His agency will focus on trying to distribute work statewide as much as possible. “If we saturate the market to the point that we're driving costs up, then it's not worth it for all of us,” Byres said.

 

More Challenges Ahead

Infrastructure work will also compete with the private sector, he added, pointing to the planned $12-billion Taiwan Semiconductor factory under way in Chandler, Ariz.

"It's so large that it is becoming difficult to find iron workers because they they're getting sucked up in that one project,” Byres explained. “The first time I saw it, I thought somebody had opened up a new crane supply or rental company, because there were probably 40 or 50 cranes on that site. When you have that going on within the state, that's something else that we're competing against as well.”

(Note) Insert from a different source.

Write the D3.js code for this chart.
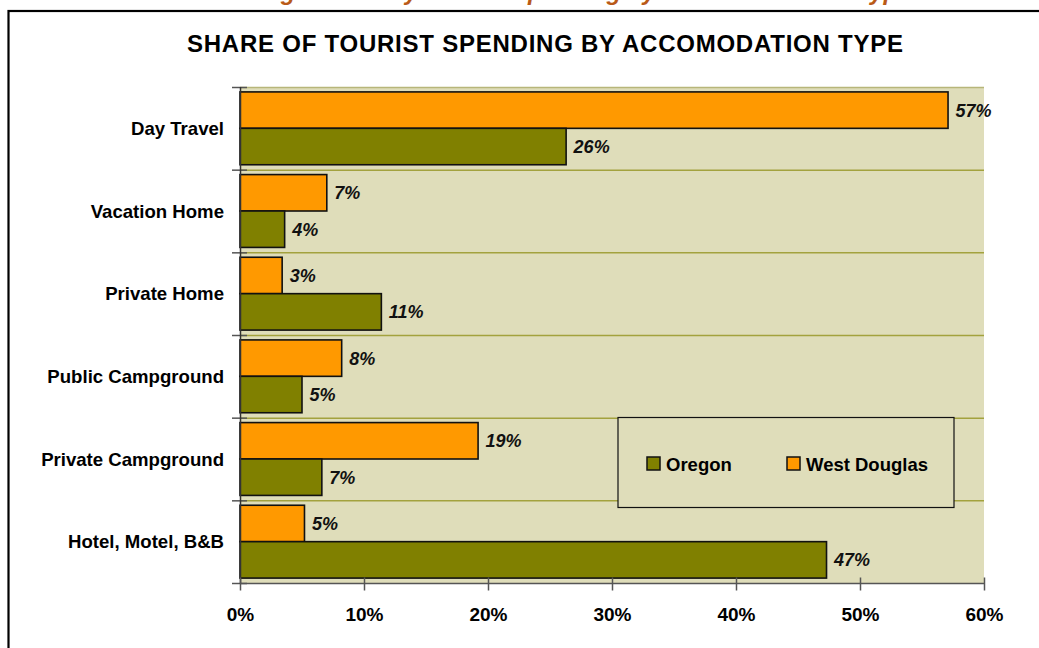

Many conference attendees shared that their firms are already preparing for an influx in public infrastructure work.

With Congress developing a new national renewable energy standard that requires utilities to generate a specific portion of power from renewable sources, the time is ripe for engineers to innovate in the carbon-cutting economy, said Nooshin Behroyan, CEO of the California-based professional services firm, Paxon Energy and Infrastructure Services.

“As engineers, it is crucial that we come up with innovative approaches, because we are collectively moving the industry forward.” she said.

But when it comes to building for climate change resilience, Behroyan stressed that the construction industry isn’t moving fast enough and engineers have a responsibility to help push clients in a sustainable direction.

“Climate change is not linear, it’s exponential; meaning that the worse it gets, the faster it goes,” she explained. Therefore, there is a booming opportunity in the carbon-cutting economy for engineers who can create “net positive solutions” within their scope of work, she said.